WHAT IS EXPECTED
Where a line of the listing below includes the word "chart", reproduce that line.

INFORMATION PROVIDED
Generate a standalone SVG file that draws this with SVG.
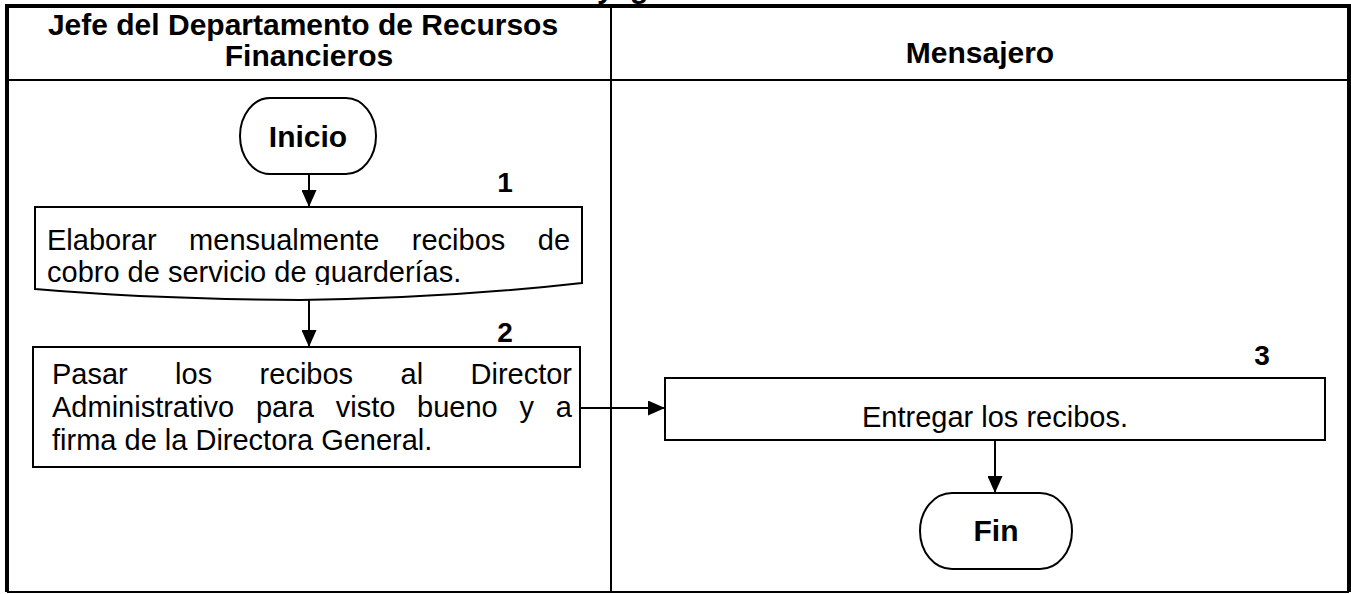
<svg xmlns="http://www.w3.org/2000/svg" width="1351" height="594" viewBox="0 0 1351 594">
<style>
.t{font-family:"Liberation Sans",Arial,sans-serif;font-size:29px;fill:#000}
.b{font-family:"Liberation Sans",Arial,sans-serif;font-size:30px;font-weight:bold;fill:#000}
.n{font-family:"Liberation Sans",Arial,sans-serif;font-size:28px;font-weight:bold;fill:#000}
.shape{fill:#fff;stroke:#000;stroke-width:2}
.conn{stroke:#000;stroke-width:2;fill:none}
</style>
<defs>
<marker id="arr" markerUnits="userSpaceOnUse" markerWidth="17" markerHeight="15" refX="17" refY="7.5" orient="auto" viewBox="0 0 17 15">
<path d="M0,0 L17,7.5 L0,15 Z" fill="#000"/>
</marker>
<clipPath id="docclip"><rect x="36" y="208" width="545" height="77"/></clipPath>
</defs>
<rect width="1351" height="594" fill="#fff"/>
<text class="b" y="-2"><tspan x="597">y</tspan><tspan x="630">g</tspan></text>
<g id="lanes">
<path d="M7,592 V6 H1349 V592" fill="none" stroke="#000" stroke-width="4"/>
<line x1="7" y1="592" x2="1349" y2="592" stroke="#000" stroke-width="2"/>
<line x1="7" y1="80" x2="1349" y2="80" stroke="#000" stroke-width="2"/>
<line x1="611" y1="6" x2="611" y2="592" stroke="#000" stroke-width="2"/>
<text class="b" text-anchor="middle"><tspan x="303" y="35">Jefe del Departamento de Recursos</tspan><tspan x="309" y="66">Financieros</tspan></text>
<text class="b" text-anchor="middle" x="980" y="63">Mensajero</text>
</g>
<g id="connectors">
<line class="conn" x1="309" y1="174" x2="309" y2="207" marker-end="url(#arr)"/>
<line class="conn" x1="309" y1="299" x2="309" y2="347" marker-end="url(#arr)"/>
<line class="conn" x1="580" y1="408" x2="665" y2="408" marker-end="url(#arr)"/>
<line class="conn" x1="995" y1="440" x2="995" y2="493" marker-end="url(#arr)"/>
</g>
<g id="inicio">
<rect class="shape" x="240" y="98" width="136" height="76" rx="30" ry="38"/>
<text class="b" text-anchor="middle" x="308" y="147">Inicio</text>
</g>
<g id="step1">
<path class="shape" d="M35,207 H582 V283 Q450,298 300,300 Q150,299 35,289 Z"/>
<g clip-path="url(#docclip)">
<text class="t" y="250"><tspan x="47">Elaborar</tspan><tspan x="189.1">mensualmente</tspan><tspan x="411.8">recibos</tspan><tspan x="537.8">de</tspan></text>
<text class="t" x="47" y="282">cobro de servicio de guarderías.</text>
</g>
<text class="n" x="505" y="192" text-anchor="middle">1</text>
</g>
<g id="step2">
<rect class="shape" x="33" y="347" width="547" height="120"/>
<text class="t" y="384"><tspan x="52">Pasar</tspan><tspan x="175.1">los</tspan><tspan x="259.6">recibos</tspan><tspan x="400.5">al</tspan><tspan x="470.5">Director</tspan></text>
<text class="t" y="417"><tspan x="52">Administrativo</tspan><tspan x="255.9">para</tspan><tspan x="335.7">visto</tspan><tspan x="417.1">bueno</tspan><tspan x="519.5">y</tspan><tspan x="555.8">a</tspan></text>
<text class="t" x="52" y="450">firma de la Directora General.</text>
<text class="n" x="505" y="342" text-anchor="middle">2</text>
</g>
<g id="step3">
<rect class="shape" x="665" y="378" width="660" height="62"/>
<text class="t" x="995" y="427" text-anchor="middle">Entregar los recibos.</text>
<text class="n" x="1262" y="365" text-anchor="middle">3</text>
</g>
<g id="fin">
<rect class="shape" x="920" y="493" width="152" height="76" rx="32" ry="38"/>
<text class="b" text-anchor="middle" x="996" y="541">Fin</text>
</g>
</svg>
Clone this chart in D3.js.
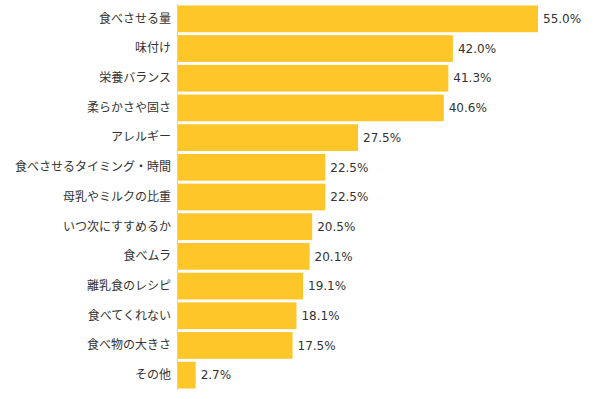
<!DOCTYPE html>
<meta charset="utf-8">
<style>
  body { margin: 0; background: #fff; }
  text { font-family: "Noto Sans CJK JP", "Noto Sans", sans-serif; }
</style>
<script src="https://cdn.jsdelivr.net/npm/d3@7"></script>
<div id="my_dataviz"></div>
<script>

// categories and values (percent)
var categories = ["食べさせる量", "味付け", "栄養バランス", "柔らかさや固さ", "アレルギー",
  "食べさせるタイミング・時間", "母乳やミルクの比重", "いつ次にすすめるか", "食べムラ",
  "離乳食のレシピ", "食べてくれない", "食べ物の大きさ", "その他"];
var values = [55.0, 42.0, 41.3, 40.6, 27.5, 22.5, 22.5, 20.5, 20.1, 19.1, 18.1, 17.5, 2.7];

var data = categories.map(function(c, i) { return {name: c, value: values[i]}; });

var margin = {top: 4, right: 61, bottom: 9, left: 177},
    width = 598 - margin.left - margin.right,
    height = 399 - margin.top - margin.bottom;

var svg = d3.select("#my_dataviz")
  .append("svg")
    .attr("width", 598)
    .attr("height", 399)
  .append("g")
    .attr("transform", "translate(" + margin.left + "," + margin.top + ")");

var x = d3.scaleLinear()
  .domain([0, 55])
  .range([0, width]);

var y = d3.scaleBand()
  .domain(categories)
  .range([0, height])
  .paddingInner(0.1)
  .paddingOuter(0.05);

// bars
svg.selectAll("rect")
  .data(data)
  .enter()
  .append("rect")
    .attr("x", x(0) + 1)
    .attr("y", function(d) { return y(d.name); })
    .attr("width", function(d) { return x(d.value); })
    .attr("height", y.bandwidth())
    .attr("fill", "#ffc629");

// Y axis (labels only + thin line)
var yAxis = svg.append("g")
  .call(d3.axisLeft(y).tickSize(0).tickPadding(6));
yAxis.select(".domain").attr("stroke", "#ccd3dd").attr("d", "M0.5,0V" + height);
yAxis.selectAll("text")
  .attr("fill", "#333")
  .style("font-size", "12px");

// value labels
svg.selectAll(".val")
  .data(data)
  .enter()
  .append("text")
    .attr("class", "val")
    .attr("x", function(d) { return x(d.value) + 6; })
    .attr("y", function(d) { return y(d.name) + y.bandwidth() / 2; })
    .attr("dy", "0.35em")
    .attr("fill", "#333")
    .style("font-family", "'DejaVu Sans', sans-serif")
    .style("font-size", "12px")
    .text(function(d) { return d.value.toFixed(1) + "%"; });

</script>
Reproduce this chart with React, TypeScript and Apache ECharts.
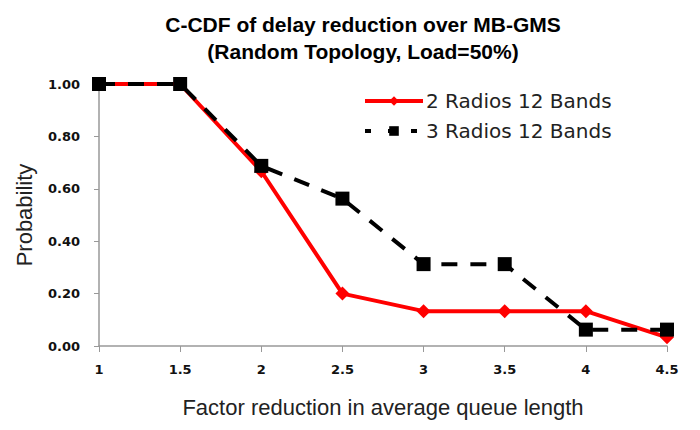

TASK OUTPUT
Clone this chart in D3.js.
Reproduce this chart with React, TypeScript and Apache ECharts.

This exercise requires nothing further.